Life Insurance (2)
This variant of term plans offers a survival benefit in the form of premiums paid by the policyholder during the term of the policy being returned at the end of the policy term. While this feature may seem attractive, one needs to bear in mind that by virtue of having this feature these plans are more expensive than Term plans and may not be as beneficial as taking a stand alone Term plan together with investing the amount you would save on the reduced premiums.

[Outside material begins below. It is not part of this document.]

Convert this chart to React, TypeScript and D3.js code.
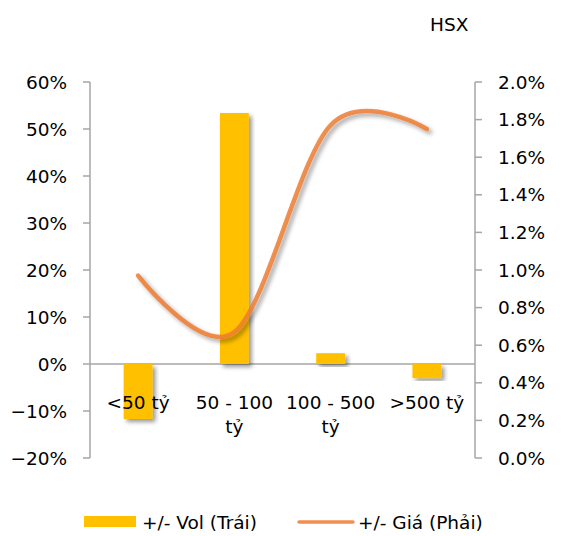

• Term Return of Premium (TRoP) plans is a variant of Term Insurance that not only offer financial protection but also return your premium in case you survive the term of the policy. While this feature of ‘return of premiums’ may seem attractive, one should bear in mind that this makes the product more expensive than pure Term Insurance Plans (without any return of premium) and depending on the premium being charged may or may not really be beneficial.
• Take an example of a 35 year old male taking an insurance cover of Rs. 20,00,000 for a term of 20 years. Let us assume his premium for a Term Insurance plan is Rs. 6,000 and for a TRoP plan is Rs. 17,000 (an example that is fairly close to two such products available in the market today).
• In both cases, the risk cover on his life is the same i.e. Rs. 20,00,000 (the amount that would be paid to his dependents in the case of his death). However, if he buys the Term plan, he ends up paying Rs. 6,000 every year for 20 years with no survival benefits while in case of TRoP he pays a higher Rs. 17,000 every year but gets back Rs. 3,40,000 at the end of the 20 year period (17,000 times 20).
• Since there is an additional Rs. 11,000 (17,000 minus 6,000) that is being paid every year when choosing a TRoP, this choice can only make sense if one cannot deploy this additional amount elsewhere to earn more than Rs. 3,40,000 in 20 years. Rs. 11,000 invested at a minimal rate of 4.5% can fetch an amount greater than Rs. 3,40,000 in 20 years time.
• One needs to make sure that the opportunity loss on the extra premium under TRoP is not higher than what will come back as return of premium.
• When choosing between the two, consider various alternate investment options available for the extra amount you are paying for a TRoP. If these options give a return that is lower than what you would get through the ‘return of premiums’, do consider TRoP but if not, then Term Insurance plans should be the preferred option.